Naná, mi abuela, se suicidó en una tarde calurosa de verano; era diciembre y estaba cargado de todo eso que trae fin de año a cuesta; puedo afirmar que ella siempre tuvo sueños y de los buenos, aún así no se cumplieron. Hoy pienso que no sé si se alegrará de haberlos tenido. 

Siempre tuve poco recuerdo de mi infancia, como si parte de la niñez se empecinara en llevarse al olvido lo efímero. Cuando quise hacer algo me encontraba siendo una empleada de ocho horas con recelo a los domingos, cruzando mal las avenidas, rezando solo en causas urgentes, huyendo de los compromisos; en una esponsoreada por alguna marca que invade los restos de algún lugar histórico dejando un vaso de café y su ridículo.

Lo único que recuerdo de ese día fue a mi papá llorando en el teléfono, diciéndome a su manera que lo sobreviva. Fue un llanto que no se resolvió nunca, sentido. Estaba asustado y en realidad con el tiempo entendí que fue a ella a quien quiso decirle todas las cosas que me dijo, pero no encontró las palabras. Mi abuela desde algún lugar lo debe haber entendido porque las personas somos instintos. 

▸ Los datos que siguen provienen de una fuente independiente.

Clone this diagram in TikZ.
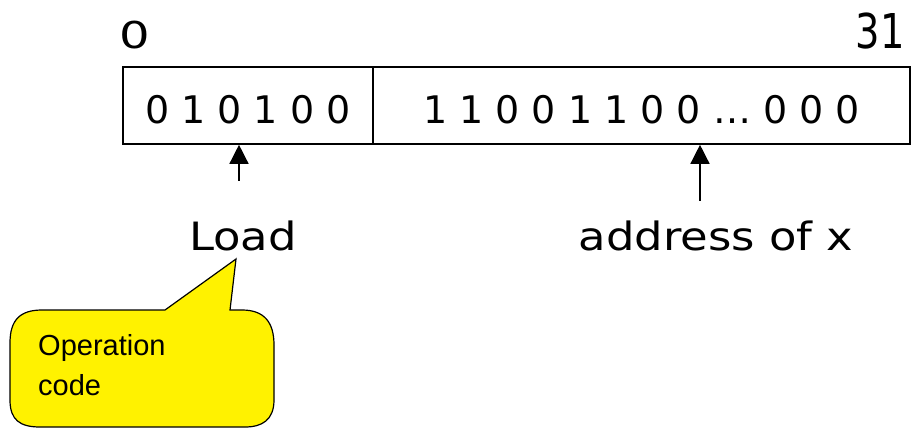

Yo por mi parte quise agarrar y defender en la memoria lo que quedaba de mi infancia, de los años que uno recuerda y por algún motivo son el refugio en la vejez; la esquina en la casa de piedras, los perros que siempre fueron nuestros amigos, la turca del almacén que no te perdonaba ni un céntimo, las zapatillas de basquet de los Tolaba, los recuerdos de los otros, las fotos; en fin... no pude desenfocar los ojos porque la realidad era eso que nos estaba sucediendo. 

Naná técnicamente tenía todo firmado y sellado, sin velorio ni entierro, ni las cenizas podían volver a nosotros; una maestra de la comprensión. Se encargó de facilitarnos su muerte y de dejar un sin fin de preguntas sin responder. Se llevó algunas recetas, sus secretos y la certeza de que hablar del suicidio y del derecho a morir es más fácil en la teoría que en la práctica. 

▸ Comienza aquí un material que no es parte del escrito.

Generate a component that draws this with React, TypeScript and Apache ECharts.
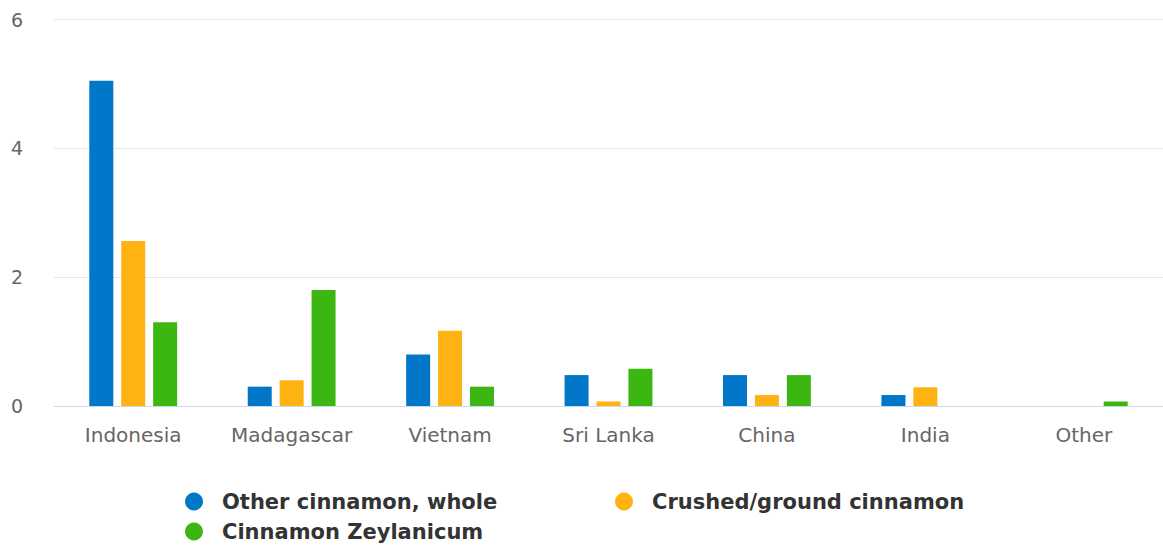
import React, { useEffect, useRef } from "react";
import * as echarts from "echarts";

const categories = ["Indonesia", "Madagascar", "Vietnam", "Sri Lanka", "China", "India", "Other"];
const seriesNames = ["Other cinnamon, whole", "Crushed/ground cinnamon", "Cinnamon Zeylanicum"];
const wholeValues = [5.05, 0.3, 0.8, 0.48, 0.48, 0.17, 0];
const crushedValues = [2.56, 0.4, 1.17, 0.07, 0.17, 0.29, 0];
const zeylanicumValues = [1.3, 1.8, 0.3, 0.58, 0.48, 0, 0.07];
const colors = ["#0077c8", "#ffb313", "#3cb711"];
const yTicks = [0, 2, 4, 6];

export default function App() {
  const ref = useRef<HTMLDivElement>(null);
  useEffect(() => {
    document.body.style.margin = "0";
    const chart = echarts.init(ref.current!, null, { renderer: "svg" });
    const legendBase = {
      icon: "circle",
      itemWidth: 18,
      itemHeight: 18,
      textStyle: {
        fontFamily: "DejaVu Sans",
        fontWeight: "bold",
        fontSize: 21,
        color: "#333",
        padding: [0, 0, 0, 14],
      },
    };
    chart.setOption({
      animation: false,
      color: colors,
      grid: { left: 54, right: 0, top: 19.5, bottom: 139 },
      legend: [
        { ...legendBase, data: [seriesNames[0]], left: 180, top: 486 },
        { ...legendBase, data: [seriesNames[1]], left: 610, top: 486 },
        { ...legendBase, data: [seriesNames[2]], left: 180, top: 516 },
      ],
      xAxis: {
        type: "category",
        data: categories,
        axisLine: { lineStyle: { color: "#ccd6eb" } },
        axisTick: { show: false },
        axisLabel: { color: "#666", fontFamily: "DejaVu Sans", fontSize: 20, margin: 19 },
      },
      yAxis: {
        type: "value",
        min: yTicks[0],
        max: yTicks[yTicks.length - 1],
        interval: 2,
        splitLine: { lineStyle: { color: "#e6e6e6" } },
        axisLabel: { color: "#666", fontFamily: "DejaVu Sans", fontSize: 19, align: "left", margin: 43 },
      },
      series: [wholeValues, crushedValues, zeylanicumValues].map((d, i) => ({
        type: "bar",
        name: seriesNames[i],
        data: d,
        barWidth: 24,
        barGap: "33%",
      })),
    });
    return () => chart.dispose();
  }, []);
  return <div ref={ref} style={{ width: 1163, height: 545 }} />;
}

Mi abuela no quería vivir más y nosotros no lo supimos ver, solo quería salir de ella, correr y gritar borracha, abrazarse a un palo de luz y vomitar todas sus verdades.

Naná decidió dejar de existir luego de la muerte de su esposo, en esa tarde calurosa a la que antes me referí; solo que ella tardó quince años en morir y yo la cuidé en la cama de un hospital hasta el último día de su vida.